Der soll allerdings nur als Reserve bereit stehen, falls der Bauantrag zulasten von Bauvolumen, Baugrenzen oder optischer Qualität vom Inhalt der Bauvoranfrage abweichen sollte. „Eine vorbeugende Steuerungsmaßnahme“ nennt Fachbereichsleiterin Elisabeth Sprenger. Weniger vornehm könnte man es auch ein Drohmittel nennen.
Eingesetzt werden soll es nicht, denn baurechtlich genügt für die Genehmigung einer solchen Maßnahme im Innenbereich der „Baulücken“-Paragraph 34 des Baugesetzbuches: „Eine Bebauung nach Maßgabe der Umgebungsbebauung ist zulässig.“
Vierflügelige Wohnanlage
Bei der Orientierung an diesem Maßstab haben die Architekten Bernd Zimmermann und Klaus Oettgen, die das Projekt am Donnerstag nochmals gegenüber der Öffentlichkeit erläuterten, das Konzept der Blockrand-Bebauung herangezogen, das seit dem 19. Jahrhunderten in Großstädten eingesetzt wurde: eine vierflügelige, viergeschossige Wohnanlage rund um einen begrünten Innenbereich, der durch 14 Zugänge von außen erschlossen ist.
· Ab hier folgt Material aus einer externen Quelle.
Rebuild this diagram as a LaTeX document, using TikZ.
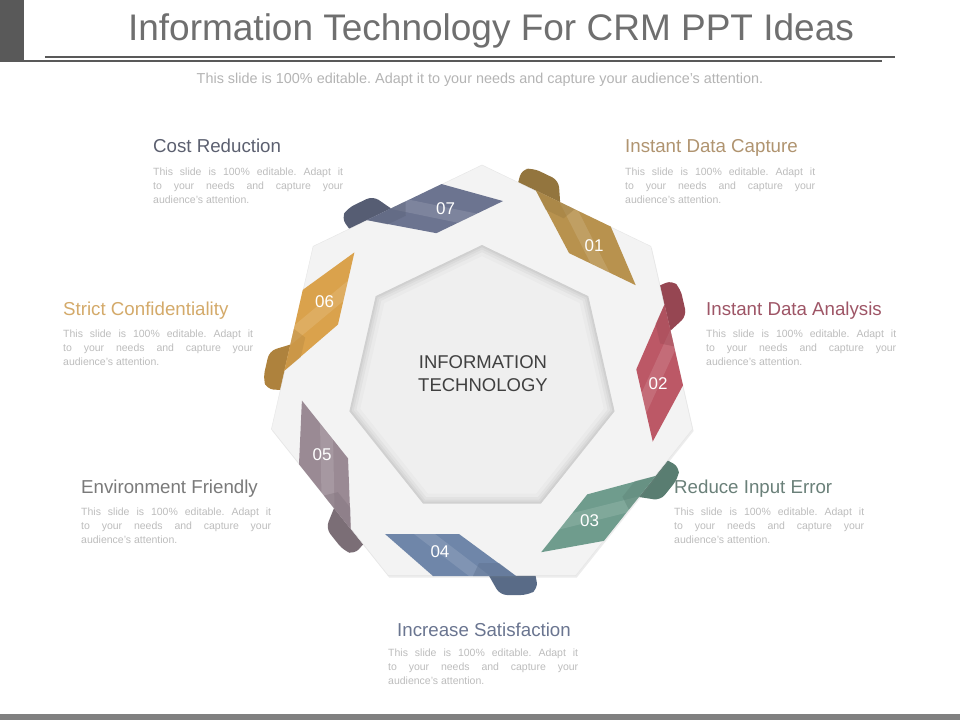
\documentclass[tikz,border=0pt]{standalone}
\usepackage{fontspec}
\setmainfont{Liberation Sans}
\frenchspacing
\usetikzlibrary{positioning, calc, shadows}
\definecolor{titlegray}{HTML}{6F6F6F}
\definecolor{bargray}{HTML}{595959}
\definecolor{footgray}{HTML}{808080}
\definecolor{subgray}{HTML}{B4B4B4}
\definecolor{bodygray}{HTML}{BDBDBD}
\definecolor{ringgray}{HTML}{F3F3F3}
\definecolor{innergray}{HTML}{EFEFEF}
\definecolor{gold}{HTML}{B8924E}
\definecolor{rose}{HTML}{BC5866}
\definecolor{teal}{HTML}{6F9C8D}
\definecolor{steel}{HTML}{6F86A9}
\definecolor{mauve}{HTML}{9A8A94}
\definecolor{amber}{HTML}{DAA24C}
\definecolor{slate}{HTML}{6C7490}
\definecolor{hgold}{HTML}{B09470}
\definecolor{hrose}{HTML}{9E5566}
\definecolor{hteal}{HTML}{6A8079}
\definecolor{hsteel}{HTML}{6A7590}
\definecolor{hmauve}{HTML}{7A7A7A}
\definecolor{hamber}{HTML}{D4AA6A}
\definecolor{hslate}{HTML}{5C6070}
\newcommand{\bodytext}{This slide is 100\% editable. Adapt it\linebreak to your needs and capture your\linebreak audience's attention.}
\tikzset{
  heading/.style={anchor=base west, inner sep=0pt, font=\fontsize{18.7}{22}\selectfont},
  bodyblock/.style={anchor=north west, inner sep=0pt, text width=190pt, align=justify, text=bodygray, font=\fontsize{10.5}{14}\selectfont},
  numlbl/.style={text=white, inner sep=0pt, font=\fontsize{17}{20}\selectfont},
}
\begin{document}
\begin{tikzpicture}[x=1pt,y=1pt]
\useasboundingbox (-482,-339) rectangle (478,381);
\fill[white] (-482,-339) rectangle (478,381);
% header
\fill[bargray] (-482,381) rectangle (-458,319);
\draw[bargray, line width=2.2pt] (-437,324) -- (413,324);
\draw[bargray, line width=2.2pt] (-458,320) -- (400,320);
\node[anchor=base, inner sep=0pt, text=titlegray, font=\fontsize{37}{40}\selectfont] (title) at (9,340) {Information Technology For CRM PPT Ideas};
\node[inner sep=0pt, text=subgray, font=\fontsize{14.4}{16}\selectfont] (subtitle) at (-2,301) {This slide is 100\% editable. Adapt it to your needs and capture your audience's attention.};
\fill[footgray] (-482,-333) rectangle (478,-339);
% heptagon corners
\foreach \k in {1,...,7} {
  \coordinate (o\k) at ({90-(\k-1)*360/7}:216);
  \coordinate (i\k) at ({90-(\k-1)*360/7}:136);
}
% ribbon backs
\foreach \n/\ang/\col in {01/154.29/gold,02/102.86/rose,03/51.43/teal,04/0/steel,05/-51.43/mauve,06/-102.86/amber,07/-154.29/slate} {
  \begin{scope}[rotate=\ang]
    \fill[\col!80!black, rounded corners=7pt] (2,-186) -- (52,-186) -- (56,-208) -- (46,-214) -- (18,-214) -- cycle;
  \end{scope}
}
% ring
\fill[ringgray, drop shadow={shadow xshift=1pt, shadow yshift=-2pt, opacity=.15}] (o1) -- (o2) -- (o3) -- (o4) -- (o5) -- (o6) -- (o7) -- cycle;
\draw[black!10] (o1) -- (o2) -- (o3) -- (o4) -- (o5) -- (o6) -- (o7) -- cycle;
\begin{scope}
  \clip (i1) -- (i2) -- (i3) -- (i4) -- (i5) -- (i6) -- (i7) -- cycle;
  \fill[innergray] (i1) -- (i2) -- (i3) -- (i4) -- (i5) -- (i6) -- (i7) -- cycle;
  \foreach \w/\o in {20/.02,13/.03,8/.035,4/.045} {
    \draw[black, opacity=\o, line width=\w pt, line join=round] (i1) -- (i2) -- (i3) -- (i4) -- (i5) -- (i6) -- (i7) -- cycle;
  }
\end{scope}
\node[align=center, inner sep=0pt, text=black!75, font=\fontsize{18.5}{23}\selectfont] (core) at (1,7) {INFORMATION\\TECHNOLOGY};
% ribbon fronts
\foreach \n/\ang/\col in {01/154.29/gold,02/102.86/rose,03/51.43/teal,04/0/steel,05/-51.43/mauve,06/-102.86/amber,07/-154.29/slate} {
  \begin{scope}[rotate=\ang]
    \fill[\col] (-97,-153) -- (-23,-153) -- (34,-195) -- (-49,-195) -- cycle;
    \fill[white, opacity=.12] (-68,-153) -- (-47,-153) -- (8,-195) -- (-13,-195) -- cycle;
    \fill[\col!85!black, opacity=.45] (17,-182) -- (34,-195) -- (-9,-195) -- (-3,-182) -- cycle;
    \node[numlbl] (num\n) at (-42,-171) {\n};
  \end{scope}
}
% text blocks
\node[heading, text=hslate] (costhead) at (-329,228) {Cost Reduction};
\node[bodyblock] (costbody) at (-329,213) {\bodytext};
\node[heading, text=hgold] (capthead) at (143,228) {Instant Data Capture};
\node[bodyblock] (captbody) at (143,213) {\bodytext};
\node[heading, text=hamber] (confhead) at (-419,66) {Strict Confidentiality};
\node[bodyblock] (confbody) at (-419,51) {\bodytext};
\node[heading, text=hrose] (analhead) at (224,66) {Instant Data Analysis};
\node[bodyblock] (analbody) at (224,51) {\bodytext};
\node[heading, text=hmauve] (envhead) at (-401,-112) {Environment Friendly};
\node[bodyblock] (envbody) at (-401,-127) {\bodytext};
\node[heading, text=hteal] (errhead) at (192,-112) {Reduce Input Error};
\node[bodyblock] (errbody) at (192,-127) {\bodytext};
\node[heading, anchor=base, text=hsteel] (sathead) at (2,-255) {Increase Satisfaction};
\node[bodyblock] (satbody) at (-94,-268) {\bodytext};
\end{tikzpicture}
\end{document}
Die Fassaden werden durch 13 „Glasgelenke“, vollverglaste Treppenhäuser, in separate „Stadthaus“-Einheiten gegliedert, um eine erdrückende Blockmonotonie zu vermeiden. Die Innenräume sind nach rund zwei Dutzend Grundrissmodellen geschneidert, die Wohnungsgrößen zwischen 42 und 120 Quadratmetern erlauben.
Ein Hektar Fläche
Das Areal, das etwa 10.000 Quadratmeter umfasst, wovon 3500 auf den Innenhof entfallen, wird von einer Tiefgarage unterfangen, die von der Ecke Kalkstraße/Tannenbergstraße aus erschlossen wird. An diesem Bauteil entzünden sich noch die meisten Fragen, die erst beantwortet werden können, wenn mehr über die geologische Beschaffenheit des Untergrundes bekannt ist.
Kalkstraße soll Hauptverkehrsachse werden
Im Zusammenhang mit der faktischen Schließung des Bahnübergangs Tannenbergstraße und dem Wunsch den Einbahnstraßenabschnitt der Hauptstraße stärker zu beruhigen, soll die Erschließung der City künftig parallel zur Hauptstraße erfolgen.
Langfristig soll die westliche Hauptverkehrsanbindung der Innenstadt vom Driescher Kreisel aus parallel zur Bahnlinie über eine Trasse Kalkstraße, Gleisdreieck, Kuhler Busch erfolgen, die den Durchstich Buchholzstraße noch aufnimmt und dann in die Mülheimer Straße mündet.
Die Verbreiterung der Kalkstraße soll nach Norden auf das Areal des Futtermittelmarkt erfolgen. Falls das nicht möglich ist, bietet nach Süden hin das Steinbüchelkarree noch Platz. Dann müssten allerdings die Linden fallen. (gf)
Da der Eigentümerwechsel noch nicht stattgefunden hat, wollen die Investoren sich zu einem späteren Zeitpunkt vorstellen. Im Planungsausschuss wurde das Projekt fast überschwänglich begrüßt. „Nahezu perfekt“, nannte CDU-Fraktionschef Michael Metten das Vorhaben.
Die Klage einer benachbarten Glashütte, der das Wohngebiet zu nah auf der Pelle sitzt und die spätere Konflikte befürchtet, ist gescheitert, aber es soll eine Rücksichtnahme gegenüber dem Betrieb festgeschrieben werden, durch höhere Schallschutzauflagen entlang der Kalkstraße. Die Bäume, vier Platanen in der Tannenbergstraße und sieben Linden entlang der Kalkstraße können erhalten werden dadurch, dass der Vierkantblock von den Grundstücksgrenzen zurückweicht.
An der Dechant-Müller-Straße ist dadurch ein dreispurigen Ausbau mit Radweg möglich. An der Kalkstraße soll ein entsprechender Ausbau später ebenfalls erfolgen, als Hauptachse zur Erschließung der Innenstadt.